Mikroplastik gibt es mittlerweile überall auf der Welt: in abgelegenen Bergseen, im arktischen Meereis, in Tiefseeböden und in der Luft, heisst es in der Mitteilung weiter. Da daraus höchst wahrscheinlich Nanoplastik entsteht, wächst die Sorge um dessen Auswirkungen auf Gesundheit und Umwelt. Zumal unbekannt ist, in welchen Mengen die winzigen Partikel bereits vorhanden sind. 

Kaum messbare Menge

Das liege daran, dass künstliche Nanopartikel aus Plastik kaum von anderen und natürlichen Teilchen unterschieden werden können. Es müssten daher neue Analysemethoden gefunden werden.

In einem nächsten Schritt gehe es darum, die Gefährlichkeit von Nanoplastik zu untersuchen. Dass die Stückchen chemisch z. T. sehr unterschiedlich zusammengesetzt sind, macht das Ganze zusätzlich schwierig.

Kleines kommt weiter

Je kleiner ein Partikel ist, desto weiter kann es sich im Körper ausbreiten, heisst es weiter. Bisher ist unklar, ob Nanoplastik etwa die Blut-Hirn-Schranke oder die Plazenta überwinden und damit ins Gehirn oder einen wachsenden Fötus gelangen kann. Im Gegensatz dazu werde über die Nahrung aufgenommener Mikroplastik vermutlich einfach wieder ausgeschieden, ohne in den Blutkreislauf zu kommen.

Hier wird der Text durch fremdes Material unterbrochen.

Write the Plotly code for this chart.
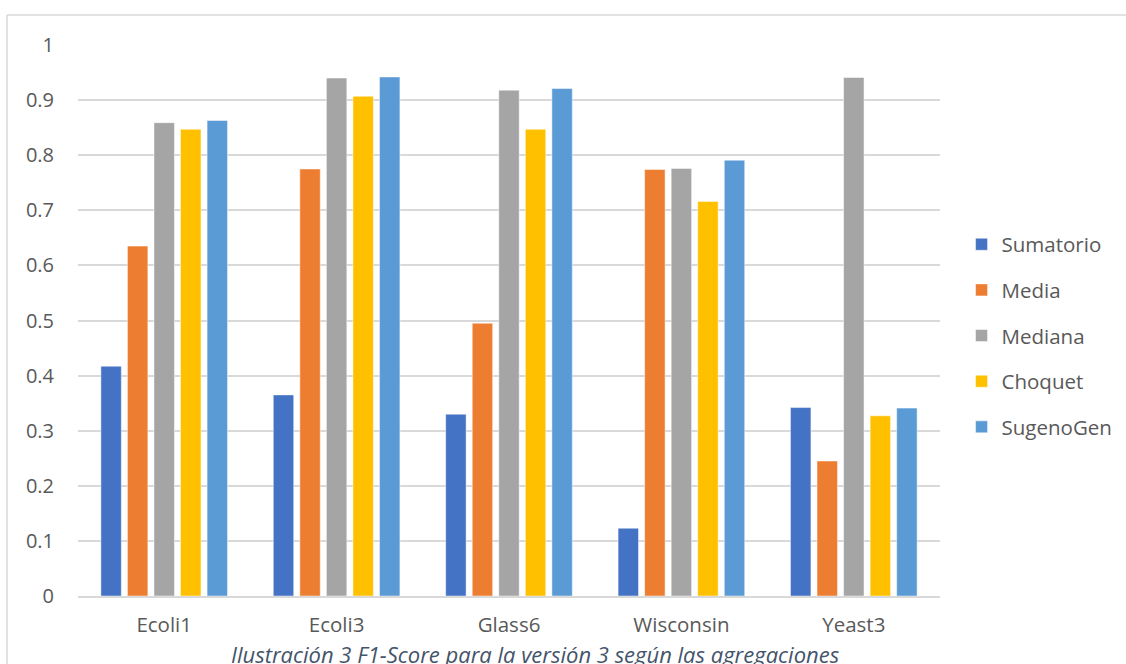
import plotly.graph_objects as go

# F1-Score per dataset for each aggregation method (version 3)
datasets = ["Ecoli1", "Ecoli3", "Glass6", "Wisconsin", "Yeast3"]
sumatorio = [0.417, 0.365, 0.330, 0.123, 0.342]
media = [0.635, 0.775, 0.495, 0.774, 0.245]
mediana = [0.859, 0.940, 0.918, 0.776, 0.941]
choquet = [0.847, 0.907, 0.847, 0.716, 0.327]
sugenogen = [0.863, 0.942, 0.921, 0.791, 0.341]

series_names = ["Sumatorio", "Media", "Mediana", "Choquet", "SugenoGen"]
series_values = [sumatorio, media, mediana, choquet, sugenogen]
series_colors = ["#4472C4", "#ED7D31", "#A5A5A5", "#FFC000", "#5B9BD5"]

y_ticks = [0, 0.1, 0.2, 0.3, 0.4, 0.5, 0.6, 0.7, 0.8, 0.9, 1]
y_tick_text = ["0", "0.1", "0.2", "0.3", "0.4", "0.5", "0.6", "0.7", "0.8", "0.9", "1"]

caption = "Ilustración 3 F1-Score para la versión 3 según las agregaciones"

FONT = "Open Sans"
TEXT_COLOR = "#595959"
GRID = "#D9D9D9"

fig = go.Figure()
for i, (name, vals, color) in enumerate(zip(series_names, series_values, series_colors)):
    fig.add_trace(go.Bar(
        name=name,
        x=datasets,
        y=vals,
        marker=dict(color=color, line=dict(color="rgba(255,255,255,0.6)", width=0.8)),
        legendgroup=f"g{i}",
    ))

fig.update_layout(
    width=1126,
    height=664,
    margin=dict(l=78, r=186, t=45, b=68, autoexpand=False),
    paper_bgcolor="white",
    plot_bgcolor="white",
    barmode="group",
    bargap=0.23,
    bargroupgap=0.23,
    font=dict(family=FONT, size=20, color=TEXT_COLOR),
    legend=dict(
        x=1.025, xanchor="left",
        y=0.472, yanchor="middle",
        traceorder="grouped",
        tracegroupgap=16,
        font=dict(family=FONT, size=20.5, color=TEXT_COLOR),
        bgcolor="rgba(0,0,0,0)",
    ),
    showlegend=True,
)

fig.update_yaxes(
    range=[0, 1],
    tickvals=y_ticks,
    ticktext=y_tick_text,
    showgrid=True,
    gridcolor=GRID,
    gridwidth=1.5,
    zeroline=False,
    showline=False,
    ticks="",
    ticklabelstandoff=23,
    tickfont=dict(family=FONT, size=20, color=TEXT_COLOR),
)
fig.update_xaxes(
    showgrid=False,
    showline=True,
    linecolor=GRID,
    linewidth=1.5,
    ticks="",
    ticklabelstandoff=10,
    tickfont=dict(family=FONT, size=20.5, color=TEXT_COLOR),
)

# Chart frame (top and left edges visible)
fig.add_shape(type="line", xref="paper", yref="paper",
              x0=(7 - 78) / 862, x1=(1130 - 78) / 862,
              y0=(596 - 15) / 551, y1=(596 - 15) / 551,
              line=dict(color="#D9D9D9", width=1.5))
fig.add_shape(type="line", xref="paper", yref="paper",
              x0=(7 - 78) / 862, x1=(7 - 78) / 862,
              y0=(596 - 15) / 551, y1=(596 - 670) / 551,
              line=dict(color="#D9D9D9", width=1.5))

fig.add_annotation(
    text=caption,
    xref="paper", yref="paper",
    x=(535 - 78) / 862, y=(596 - 654) / 551,
    xanchor="center", yanchor="middle",
    showarrow=False,
    font=dict(family=FONT, size=22, color="#44546A", style="italic"),
)

fig.write_html("out.html")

Mit kühlem Kopf weiterforschen

Angesichts der vielen Wissenslücken sei es wichtig, auf dem Gebiet des Nanoplastiks weiter zu forschen – allerdings systematisch, breit und mit kühlem Kopf, so die Wissenschaftler. Denn nicht immer würden sich neu auftauchende potenzielle Schadstoffe als so gefährlich wie ursprünglich angenommen herausstellen. Die gesellschaftliche Null-Risiko-Haltung sei aber verständlich, schliesslich wolle niemand Plastik im Essen haben.

Weniger Abfall heisst weniger Mikro- und Nanoplatik

Die Lösung des Problems bestünde darin, Kunststoffe gar nicht erst in die Umwelt gelangen zu lassen. Das ist in der Theorie und teilweise auch praktisch leicht umsetzbar. So kann jeder und jede etwa gegen Littering vorgehen. Denn jedes Take-Away-Geschirr am Wegesrand zerfällt mit der Zeit in immer kleinere Stücke, bis es zu Mikro- und Nanoplastik wird.

Aber Nanoplastik entsteht eben nicht nur bei der unsachgemässen Entsorgung, sondern auch beim Gebrauch von Plastikprodukten durch Abrieb. Dagegen würde nur ein plastikfreies Leben helfen. Ganz ohne diese Kunststoffe gehe es aber nicht, wird Bernd Nowak zitiert:  «Dafür haben die verschiedenen Polymere einfach zu viele positive Eigenschaften.»